- _WHAT YOU NEED TO DO_
Images are not part of the copy; transcribe all the data exactly.

*****

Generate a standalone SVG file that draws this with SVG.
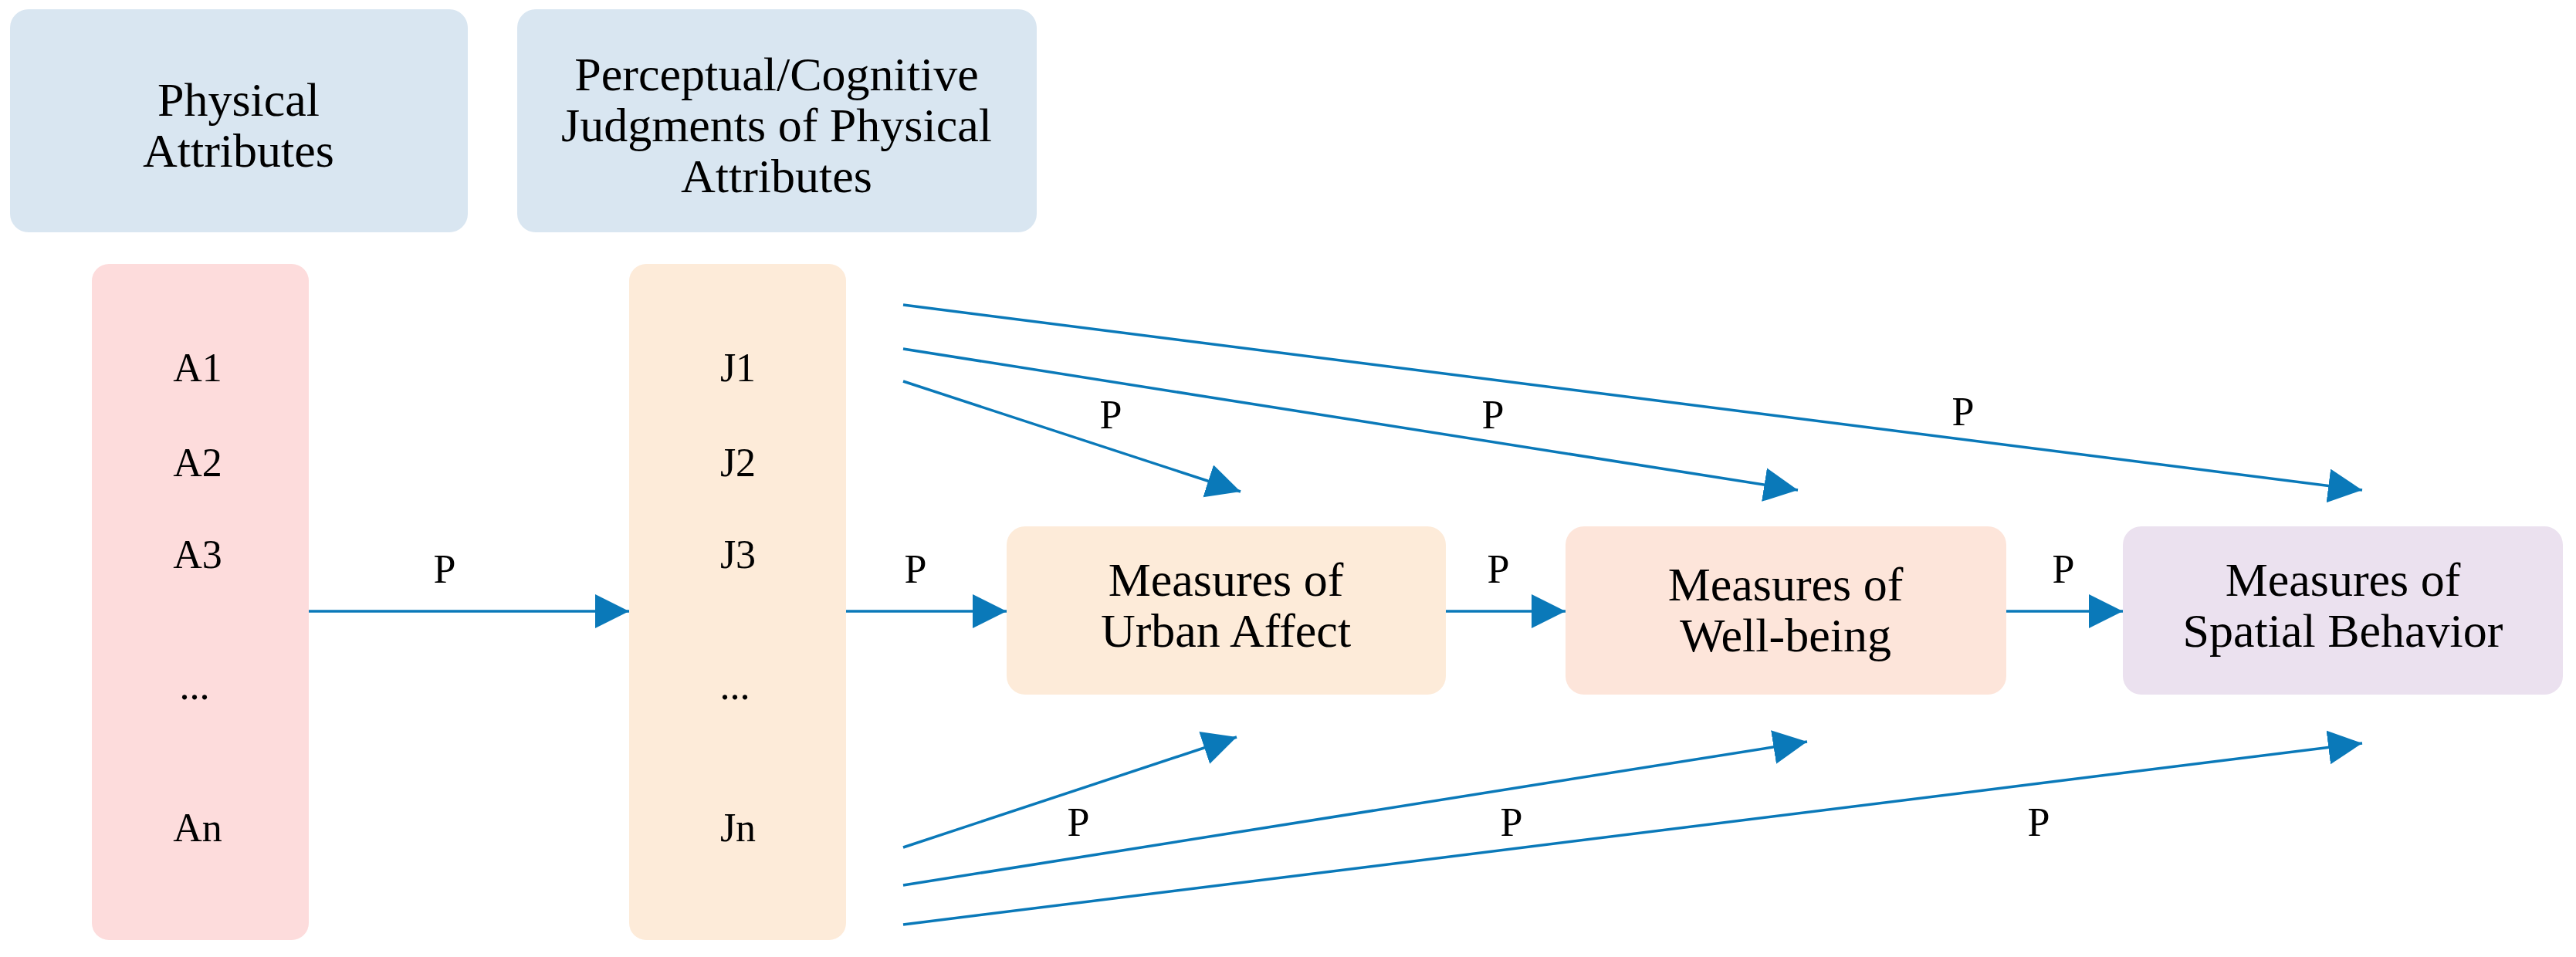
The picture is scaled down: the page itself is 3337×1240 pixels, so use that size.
<svg xmlns="http://www.w3.org/2000/svg" width="3337" height="1240" viewBox="0 0 3337 1240">
<style>
text{font-family:"Liberation Serif","Times New Roman",serif;fill:#000;text-anchor:middle}
.t{font-size:62px}.i{font-size:52px}.p{font-size:52px}
.c{stroke:#0a79b9;stroke-width:3.5;fill:none;marker-end:url(#ah)}
</style>
<defs><marker id="ah" markerUnits="userSpaceOnUse" markerWidth="46" markerHeight="46" refX="44" refY="22" orient="auto" viewBox="0 0 46 46"><path d="M0,0 L44,22 L0,44 Z" fill="#0a79b9"/></marker></defs>
<rect width="3337" height="1240" fill="#fff"/>
<g id="physical"><rect x="13" y="12" width="593" height="289" rx="24" fill="#d9e6f1"/><text class="t" x="309" y="150">Physical</text><text class="t" x="309" y="216">Attributes</text></g>
<g id="perceptual"><rect x="670" y="12" width="673" height="289" rx="24" fill="#d9e6f1"/><text class="t" x="1006" y="117">Perceptual/Cognitive</text><text class="t" x="1006" y="183">Judgments of Physical</text><text class="t" x="1006" y="249">Attributes</text></g>
<g id="acol"><rect x="119" y="342" width="281" height="876" rx="22" fill="#fddcdc"/>
<text class="i" x="256" y="494">A1</text><text class="i" x="256" y="617">A2</text><text class="i" x="256" y="736">A3</text><text class="i" x="252" y="906">...</text><text class="i" x="256" y="1090">An</text></g>
<g id="jcol"><rect x="815" y="342" width="281" height="876" rx="22" fill="#fdebd9"/>
<text class="i" x="956" y="494">J1</text><text class="i" x="956" y="617">J2</text><text class="i" x="956" y="736">J3</text><text class="i" x="952" y="906">...</text><text class="i" x="956" y="1090">Jn</text></g>
<g id="urban"><rect x="1304" y="682" width="569" height="218" rx="24" fill="#fdebd9"/><text class="t" x="1588" y="772">Measures of</text><text class="t" x="1588" y="838">Urban Affect</text></g>
<g id="wellbeing"><rect x="2028" y="682" width="571" height="218" rx="24" fill="#fde5da"/><text class="t" x="2313" y="778">Measures of</text><text class="t" x="2313" y="844">Well-being</text></g>
<g id="spatial"><rect x="2750" y="682" width="570" height="218" rx="24" fill="#ebe1ef"/><text class="t" x="3035" y="772">Measures of</text><text class="t" x="3035" y="838">Spatial Behavior</text></g>
<g id="connectors">
<line class="c" x1="400" y1="792" x2="815" y2="792"/>
<line class="c" x1="1096" y1="792" x2="1304" y2="792"/>
<line class="c" x1="1873" y1="792" x2="2028" y2="792"/>
<line class="c" x1="2599" y1="792" x2="2750" y2="792"/>
<line class="c" x1="1170" y1="395" x2="3060" y2="635"/>
<line class="c" x1="1170" y1="452" x2="2329" y2="635"/>
<line class="c" x1="1170" y1="494" x2="1607" y2="637"/>
<line class="c" x1="1170" y1="1098" x2="1602" y2="955"/>
<line class="c" x1="1170" y1="1147" x2="2341" y2="961"/>
<line class="c" x1="1170" y1="1198" x2="3060" y2="963"/>
<text class="p" x="576" y="755">P</text><text class="p" x="1186" y="755">P</text><text class="p" x="1941" y="755">P</text><text class="p" x="2673" y="755">P</text>
<text class="p" x="1439" y="555">P</text><text class="p" x="1934" y="555">P</text><text class="p" x="2543" y="551">P</text>
<text class="p" x="1397" y="1083">P</text><text class="p" x="1958" y="1083">P</text><text class="p" x="2641" y="1083">P</text>
</g>
</svg>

*****

- _OUTPUT_
Generate a standalone SVG file that draws this with SVG.
The picture is scaled down: the page itself is 3337×1240 pixels, so use that size.
<svg xmlns="http://www.w3.org/2000/svg" width="3337" height="1240" viewBox="0 0 3337 1240">
<style>
text{font-family:"Liberation Serif","Times New Roman",serif;fill:#000;text-anchor:middle}
.t{font-size:62px}.i{font-size:52px}.p{font-size:52px}
.c{stroke:#0a79b9;stroke-width:3.5;fill:none;marker-end:url(#ah)}
</style>
<defs><marker id="ah" markerUnits="userSpaceOnUse" markerWidth="46" markerHeight="46" refX="44" refY="22" orient="auto" viewBox="0 0 46 46"><path d="M0,0 L44,22 L0,44 Z" fill="#0a79b9"/></marker></defs>
<rect width="3337" height="1240" fill="#fff"/>
<g id="physical"><rect x="13" y="12" width="593" height="289" rx="24" fill="#d9e6f1"/><text class="t" x="309" y="150">Physical</text><text class="t" x="309" y="216">Attributes</text></g>
<g id="perceptual"><rect x="670" y="12" width="673" height="289" rx="24" fill="#d9e6f1"/><text class="t" x="1006" y="117">Perceptual/Cognitive</text><text class="t" x="1006" y="183">Judgments of Physical</text><text class="t" x="1006" y="249">Attributes</text></g>
<g id="acol"><rect x="119" y="342" width="281" height="876" rx="22" fill="#fddcdc"/>
<text class="i" x="256" y="494">A1</text><text class="i" x="256" y="617">A2</text><text class="i" x="256" y="736">A3</text><text class="i" x="252" y="906">...</text><text class="i" x="256" y="1090">An</text></g>
<g id="jcol"><rect x="815" y="342" width="281" height="876" rx="22" fill="#fdebd9"/>
<text class="i" x="956" y="494">J1</text><text class="i" x="956" y="617">J2</text><text class="i" x="956" y="736">J3</text><text class="i" x="952" y="906">...</text><text class="i" x="956" y="1090">Jn</text></g>
<g id="urban"><rect x="1304" y="682" width="569" height="218" rx="24" fill="#fdebd9"/><text class="t" x="1588" y="772">Measures of</text><text class="t" x="1588" y="838">Urban Affect</text></g>
<g id="wellbeing"><rect x="2028" y="682" width="571" height="218" rx="24" fill="#fde5da"/><text class="t" x="2313" y="778">Measures of</text><text class="t" x="2313" y="844">Well-being</text></g>
<g id="spatial"><rect x="2750" y="682" width="570" height="218" rx="24" fill="#ebe1ef"/><text class="t" x="3035" y="772">Measures of</text><text class="t" x="3035" y="838">Spatial Behavior</text></g>
<g id="connectors">
<line class="c" x1="400" y1="792" x2="815" y2="792"/>
<line class="c" x1="1096" y1="792" x2="1304" y2="792"/>
<line class="c" x1="1873" y1="792" x2="2028" y2="792"/>
<line class="c" x1="2599" y1="792" x2="2750" y2="792"/>
<line class="c" x1="1170" y1="395" x2="3060" y2="635"/>
<line class="c" x1="1170" y1="452" x2="2329" y2="635"/>
<line class="c" x1="1170" y1="494" x2="1607" y2="637"/>
<line class="c" x1="1170" y1="1098" x2="1602" y2="955"/>
<line class="c" x1="1170" y1="1147" x2="2341" y2="961"/>
<line class="c" x1="1170" y1="1198" x2="3060" y2="963"/>
<text class="p" x="576" y="755">P</text><text class="p" x="1186" y="755">P</text><text class="p" x="1941" y="755">P</text><text class="p" x="2673" y="755">P</text>
<text class="p" x="1439" y="555">P</text><text class="p" x="1934" y="555">P</text><text class="p" x="2543" y="551">P</text>
<text class="p" x="1397" y="1083">P</text><text class="p" x="1958" y="1083">P</text><text class="p" x="2641" y="1083">P</text>
</g>
</svg>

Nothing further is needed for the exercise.